Colin Moran (3B) PIT - One of the players we highlighted on Sirius Sunday morning was Moran, who appears to have been a part of the "flyball revolution" in the relative obscurity of AAA Indianapolis last year. I must confess, Moran was almost completely off my radar prior to last season. A 1st round "cost-conscious" selection of the Marlins back in 2013, Moran was billed as a player with an average hit tool and above-average defensive chops at third, with little fantasy projection other than as a second-division starter. His first three minor league seasons fit that scouting report to a T, as he hit .300 with 20 HRs total at three different stops (including a trade to Houston). His 2016 AAA season with Houston was pretty ugly: .259 with 10 HRs in 3/4 of a year, and he looked ready to become a AAAA player or bench CI for the next five years or so. Last season, however, Moran cut his GB rate by 13 percent: more than Logan Morrison or Yonder Alonso. Instead of 10 HR with a .368 SLG in 511 AB, Moran hit 18 HR with a .543 SLG in just 338 AB in 2017...in the same park. As part of the Gerrit Cole deal, he came to Pittsburgh fighting for time with veteran David Freese, and he's won at least the lion's share of a platoon at 3B with an excellent performance thus far. Another two singles Sunday have him at 345/387/517 after 31 PA, and at just 25, there's no reason to think this is that much of a fluky start with what we know about the swing-changing. I think he's a viable standard-league CI, and that isn't damning with faint praise.
Jake Arrieta (SP) PHI - I'm not sure there's a way to sugarcoat this: those who drafted Arrieta at or above his ADP (SP23, round 8 in 12-team leagues) are extremely likely to be disappointed with the value they receive. There is no way to paint the massive across-the-board decline in his stats the past two years in any other way but to conclude that this is a player that has seen his best come and go. Arrieta was a late bloomer, having his first successful season at age 28, so he's already 32 with velocity decline of 2 1/2 mph over the past two seasons. His season opener on Sunday, where he threw 74 pitches average yet another mph decline with his fastball, wasn't awful but it wasn't very inspiring either. 5 swinging strikes in 74 pitches and 5 baserunners and 3 runs (2 earned) in 4 innings to one of the league's worst offenses is mediocre, although he did look much better after the first inning (3 IP, 0 H, 1 BB, 5 K). I cannot get past the decline in GB rate (56, 53, 45) while heading to a park that allows 20 percent more HRs than the park he left, the velo decline and concurrent drop in swinging strike rate (11, 10.5, 8.7), and the increase in hard contact rate (22, 25, 29.4) over the past three seasons. I'd place the over/under on his ERA around 3.90, and I feel like I'm being generous. Tread carefully here.

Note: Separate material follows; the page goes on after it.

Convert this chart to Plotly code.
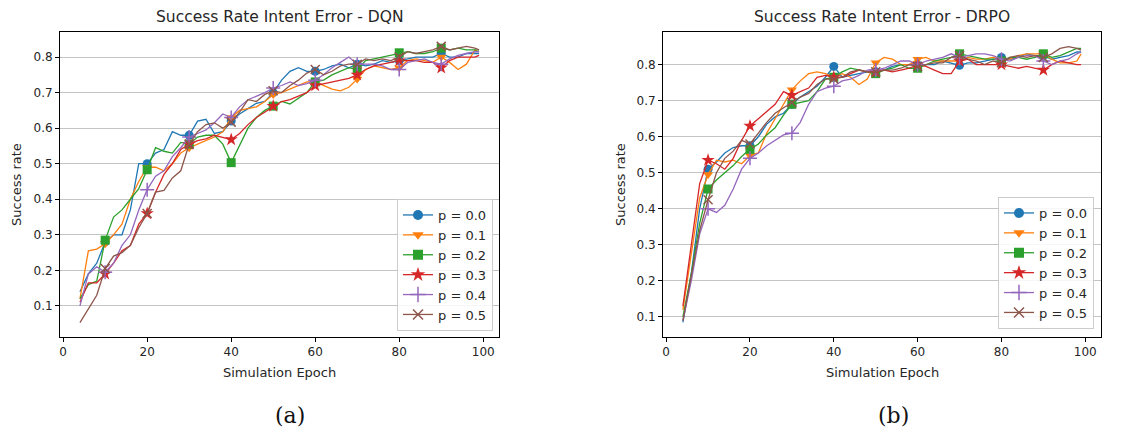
import plotly.graph_objects as go

EPOCHS = [4, 6, 8, 10, 12, 14, 16, 18, 20, 22, 24, 26, 28, 30, 32, 34, 36, 38, 40, 42,
          44, 46, 48, 50, 52, 54, 56, 58, 60, 62, 64, 66, 68, 70, 72, 74, 76, 78, 80, 82,
          84, 86, 88, 90, 92, 94, 96, 98, 99]
MARK_EPOCHS = [10, 20, 30, 40, 50, 60, 70, 80, 90]
LABELS = ["p = 0.0", "p = 0.1", "p = 0.2", "p = 0.3", "p = 0.4", "p = 0.5"]
X_TICKS = [0, 20, 40, 60, 80, 100]
Y_TICKS = [0.1, 0.2, 0.3, 0.4, 0.5, 0.6, 0.7, 0.8]

# ---- DQN ----
dqn_p00 = [0.14, 0.19, 0.22, 0.28, 0.30, 0.30, 0.37, 0.50, 0.50, 0.53, 0.54, 0.59, 0.58, 0.58, 0.62, 0.625,
           0.585, 0.59, 0.62, 0.64, 0.655, 0.67, 0.675, 0.70, 0.735, 0.76, 0.77, 0.76, 0.76, 0.765, 0.775,
           0.78, 0.77, 0.78, 0.775, 0.78, 0.79, 0.785, 0.79, 0.795, 0.80, 0.80, 0.80, 0.81, 0.80, 0.80,
           0.81, 0.81, 0.81]
dqn_p01 = [0.12, 0.255, 0.26, 0.275, 0.30, 0.33, 0.40, 0.45, 0.49, 0.49, 0.48, 0.50, 0.53, 0.545, 0.555,
           0.565, 0.575, 0.59, 0.63, 0.65, 0.655, 0.66, 0.675, 0.695, 0.70, 0.71, 0.72, 0.73, 0.73, 0.72,
           0.71, 0.705, 0.715, 0.738, 0.765, 0.775, 0.77, 0.765, 0.77, 0.79, 0.795, 0.79, 0.785, 0.80,
           0.785, 0.765, 0.78, 0.82, 0.815]
dqn_p02 = [0.12, 0.16, 0.17, 0.285, 0.35, 0.37, 0.40, 0.43, 0.483, 0.545, 0.535, 0.53, 0.56, 0.555, 0.575,
           0.58, 0.58, 0.555, 0.503, 0.55, 0.60, 0.63, 0.65, 0.662, 0.675, 0.668, 0.685, 0.70, 0.73, 0.735,
           0.75, 0.76, 0.77, 0.765, 0.79, 0.795, 0.80, 0.805, 0.812, 0.815, 0.81, 0.81, 0.815, 0.825, 0.82,
           0.825, 0.82, 0.82, 0.82]
dqn_p03 = [0.11, 0.165, 0.165, 0.19, 0.22, 0.255, 0.27, 0.33, 0.36, 0.42, 0.47, 0.50, 0.54, 0.555, 0.565,
           0.57, 0.58, 0.575, 0.568, 0.585, 0.61, 0.63, 0.645, 0.662, 0.675, 0.68, 0.69, 0.70, 0.72, 0.725,
           0.73, 0.735, 0.74, 0.75, 0.765, 0.775, 0.78, 0.785, 0.79, 0.79, 0.79, 0.785, 0.785, 0.77, 0.79,
           0.80, 0.80, 0.80, 0.805]
dqn_p04 = [0.10, 0.19, 0.21, 0.195, 0.22, 0.27, 0.30, 0.37, 0.427, 0.465, 0.48, 0.52, 0.545, 0.575, 0.585,
           0.595, 0.615, 0.64, 0.63, 0.66, 0.68, 0.69, 0.70, 0.713, 0.72, 0.73, 0.72, 0.725, 0.735, 0.75,
           0.77, 0.785, 0.80, 0.78, 0.78, 0.78, 0.775, 0.765, 0.765, 0.785, 0.79, 0.795, 0.785, 0.78, 0.795,
           0.805, 0.81, 0.815, 0.815]
dqn_p05 = [0.053, 0.09, 0.13, 0.205, 0.24, 0.25, 0.27, 0.32, 0.36, 0.42, 0.425, 0.46, 0.48, 0.555, 0.59,
           0.61, 0.615, 0.60, 0.617, 0.645, 0.68, 0.675, 0.695, 0.705, 0.70, 0.72, 0.735, 0.755, 0.765, 0.75,
           0.76, 0.775, 0.78, 0.78, 0.795, 0.79, 0.795, 0.79, 0.80, 0.815, 0.81, 0.815, 0.82, 0.83, 0.82,
           0.825, 0.83, 0.825, 0.82]

# ---- DRPO ----
drpo_p00 = [0.085, 0.22, 0.40, 0.51, 0.53, 0.555, 0.57, 0.575, 0.575, 0.60, 0.635, 0.655, 0.665, 0.69, 0.71,
            0.725, 0.74, 0.765, 0.795, 0.765, 0.77, 0.775, 0.78, 0.78, 0.785, 0.795, 0.80, 0.80, 0.80, 0.80,
            0.80, 0.81, 0.805, 0.798, 0.805, 0.805, 0.81, 0.815, 0.82, 0.815, 0.82, 0.83, 0.825, 0.825, 0.815,
            0.82, 0.825, 0.835, 0.835]
drpo_p01 = [0.12, 0.27, 0.43, 0.495, 0.535, 0.53, 0.535, 0.525, 0.548, 0.555, 0.61, 0.65, 0.69, 0.73, 0.755,
            0.775, 0.78, 0.775, 0.765, 0.775, 0.765, 0.745, 0.76, 0.805, 0.82, 0.815, 0.80, 0.80, 0.815, 0.82,
            0.81, 0.81, 0.81, 0.81, 0.82, 0.815, 0.815, 0.82, 0.815, 0.815, 0.825, 0.83, 0.83, 0.83, 0.815,
            0.805, 0.805, 0.81, 0.83]
drpo_p02 = [0.10, 0.22, 0.36, 0.455, 0.48, 0.50, 0.52, 0.545, 0.565, 0.58, 0.605, 0.625, 0.66, 0.69, 0.695,
            0.70, 0.725, 0.76, 0.765, 0.78, 0.79, 0.785, 0.78, 0.775, 0.785, 0.79, 0.80, 0.79, 0.79, 0.80,
            0.81, 0.815, 0.82, 0.83, 0.825, 0.82, 0.815, 0.815, 0.81, 0.82, 0.82, 0.815, 0.82, 0.83, 0.82,
            0.825, 0.835, 0.845, 0.845]
drpo_p03 = [0.13, 0.30, 0.47, 0.535, 0.525, 0.51, 0.54, 0.59, 0.63, 0.65, 0.67, 0.69, 0.725, 0.715, 0.725,
            0.735, 0.765, 0.77, 0.765, 0.765, 0.775, 0.785, 0.78, 0.78, 0.785, 0.78, 0.785, 0.79, 0.80, 0.795,
            0.785, 0.775, 0.775, 0.81, 0.815, 0.80, 0.80, 0.80, 0.80, 0.795, 0.79, 0.795, 0.79, 0.785, 0.80,
            0.81, 0.805, 0.80, 0.80]
drpo_p04 = [0.09, 0.20, 0.33, 0.40, 0.39, 0.41, 0.455, 0.51, 0.54, 0.555, 0.575, 0.59, 0.605, 0.61, 0.64,
            0.69, 0.725, 0.735, 0.74, 0.755, 0.76, 0.77, 0.785, 0.785, 0.79, 0.80, 0.81, 0.81, 0.80, 0.81,
            0.815, 0.82, 0.83, 0.82, 0.825, 0.83, 0.83, 0.825, 0.815, 0.81, 0.82, 0.825, 0.825, 0.81, 0.80,
            0.81, 0.815, 0.83, 0.835]
drpo_p05 = [0.09, 0.21, 0.34, 0.425, 0.50, 0.54, 0.56, 0.59, 0.58, 0.61, 0.64, 0.665, 0.68, 0.695, 0.71,
            0.72, 0.745, 0.76, 0.76, 0.765, 0.78, 0.785, 0.78, 0.78, 0.785, 0.785, 0.79, 0.80, 0.795, 0.80,
            0.805, 0.805, 0.82, 0.825, 0.815, 0.81, 0.80, 0.81, 0.805, 0.82, 0.825, 0.82, 0.825, 0.82, 0.83,
            0.845, 0.85, 0.845, 0.84]

DQN_SERIES = [dqn_p00, dqn_p01, dqn_p02, dqn_p03, dqn_p04, dqn_p05]
DRPO_SERIES = [drpo_p00, drpo_p01, drpo_p02, drpo_p03, drpo_p04, drpo_p05]

COLORS = ["#1f77b4", "#ff7f0e", "#2ca02c", "#d62728", "#9467bd", "#8c564b"]
SYMBOLS = ["circle", "triangle-down", "square", "star", "cross-thin", "x-thin"]
MSIZES = [9, 9, 9, 10, 10, 9]

W, H = 1142, 438
TXT = "#262626"
FONT = "DejaVu Sans"
LW = 1.3

fig = go.Figure()


def add_panel(series_list, xa, ya, legend_name):
    for lab, ys, col, sym, ms in zip(LABELS, series_list, COLORS, SYMBOLS, MSIZES):
        n = min(len(EPOCHS), len(ys))
        thin = sym.endswith("thin")
        sizes = [ms if e in MARK_EPOCHS else 0 for e in EPOCHS[:n]]
        mline = dict(color=col, width=1.5 if thin else 0)
        # data trace (no legend entry)
        fig.add_trace(go.Scatter(
            x=EPOCHS[:n], y=ys[:n], mode="lines+markers", name=lab, showlegend=False,
            xaxis=xa, yaxis=ya, legend=legend_name,
            line=dict(color=col, width=LW),
            marker=dict(symbol=sym, size=sizes, color=col, line=mline, opacity=1),
        ))
        # legend key only
        fig.add_trace(go.Scatter(
            x=[None], y=[None], mode="lines+markers", name=lab, showlegend=True,
            xaxis=xa, yaxis=ya, legend=legend_name,
            line=dict(color=col, width=LW),
            marker=dict(symbol=sym, size=ms + 1, color=col, line=mline, opacity=1),
        ))


add_panel(DQN_SERIES, "x", "y", "legend")
add_panel(DRPO_SERIES, "x2", "y2", "legend2")

# axis placement (pixels -> paper)
L1, R1 = 60, 499
L2, R2 = 663, 1101
T, B = 32, 337


def px(x):
    return x / W


def py(y):
    return 1 - y / H


axis_common = dict(
    showline=True, linecolor="black", linewidth=1, mirror=True,
    ticks="outside", ticklen=4, tickcolor="black", tickwidth=1,
    tickfont=dict(family=FONT, size=12, color=TXT),
    zeroline=False,
)

leg_common = dict(xanchor="left", yanchor="top",
                  bgcolor="rgba(255,255,255,0.85)", bordercolor="#cccccc", borderwidth=1,
                  font=dict(family=FONT, size=13, color=TXT), itemsizing="trace",
                  tracegroupgap=0)

fig.update_layout(
    width=W, height=H,
    margin=dict(l=0, r=0, t=0, b=0),
    paper_bgcolor="white", plot_bgcolor="white",
    font=dict(family=FONT, color=TXT),
    xaxis=dict(domain=[px(L1), px(R1)], range=[-0.75, 103.75], tickvals=X_TICKS,
               showgrid=False, anchor="y", **axis_common),
    yaxis=dict(domain=[py(B), py(T)], range=[0.0125, 0.8705], tickvals=Y_TICKS,
               ticktext=[f"{v:.1f}" for v in Y_TICKS],
               showgrid=True, gridcolor="#c4c4c4", gridwidth=1.2, anchor="x", **axis_common),
    xaxis2=dict(domain=[px(L2), px(R2)], range=[-0.75, 103.75], tickvals=X_TICKS,
                showgrid=False, anchor="y2", **axis_common),
    yaxis2=dict(domain=[py(B), py(T)], range=[0.0445, 0.8905], tickvals=Y_TICKS,
                ticktext=[f"{v:.1f}" for v in Y_TICKS],
                showgrid=True, gridcolor="#c4c4c4", gridwidth=1.2, anchor="x2", **axis_common),
    legend=dict(x=px(397), y=py(199), **leg_common),
    legend2=dict(x=px(998), y=py(197), **leg_common),
    showlegend=True,
)

ann = []
for cx, title in [((L1 + R1) / 2, "Success Rate Intent Error - DQN"),
                  ((L2 + R2) / 2, "Success Rate Intent Error - DRPO")]:
    ann.append(dict(x=px(cx), y=py(17), xref="paper", yref="paper", text=title, showarrow=False,
                    xanchor="center", yanchor="middle", font=dict(family=FONT, size=15.5, color=TXT)))
    ann.append(dict(x=px(cx), y=py(372), xref="paper", yref="paper", text="Simulation Epoch",
                    showarrow=False, xanchor="center", yanchor="middle",
                    font=dict(family=FONT, size=13, color=TXT)))
for lx in [16, 620]:
    ann.append(dict(x=px(lx), y=py(185), xref="paper", yref="paper", text="Success rate",
                    showarrow=False, textangle=-90, xanchor="center", yanchor="middle",
                    font=dict(family=FONT, size=13, color=TXT)))
for cx, cap in [(290, "(a)"), (893, "(b)")]:
    ann.append(dict(x=px(cx), y=py(415), xref="paper", yref="paper", text=cap, showarrow=False,
                    xanchor="center", yanchor="middle",
                    font=dict(family="DejaVu Serif", size=22, color="#111111")))
fig.update_layout(annotations=ann)

fig.write_html("out.html", config={"displayModeBar": False},
               post_script="document.body.style.margin='0';document.body.style.overflow='hidden';")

Brian Anderson (3B) MIA - After another double and walk Sunday, Brian Anderson has hit in 8 of 9 to start the year with more walks than strikeouts. Plate discipline is probably his top skill, but he did have 22 homers last year in only 3/4 of a year in the minors, so the possibility of a 20 HR player with an average that doesn't hurt is there, and he's only 24. He's likely underrated, although 3B is so deep he'll still be lucky to crack the top 20 at the position even if approaches his performance ceiling. 3B20-3B 25, though, is potentially doable. Ergo, in deeper leagues, go nuts.....I think he's solid.
Sean Newcomb (SP) ATL - I'm sure he was in the lineup for virtually no one, but Newcomb spun a gem in Colorado Sunday, scattering five singles over six innings of work and fanning nine without walking a man. K's and GBs, the Holy Grail of pitching, and this is what Newcomb can provide when he's on. His upside is significant enough that he really ought to be rostered in all formats, but the floor is pretty low as well, so an iron gut will be required.
Jameson Taillon (SP) PIT - Taillon was masterful Sunday, holding the Reds to a single and two walks in a complete-game shutout while striking out 7. He threw roughly 73 percent 2-seam fastballs on the day, routinely enticing weak contact with an 11:9 GB:FB ratio. I thought the step forward would come last year, but the cancer diagnosis, surgery, and extremely quick recovery made the fact that he came back and pitched adequately a gigantic feat in itself. A year later, I think you'll see numbers more like his 2016 debut, but potentially tacking on an extra K/9. In other words, for me, he's a legitimate top-25 SP.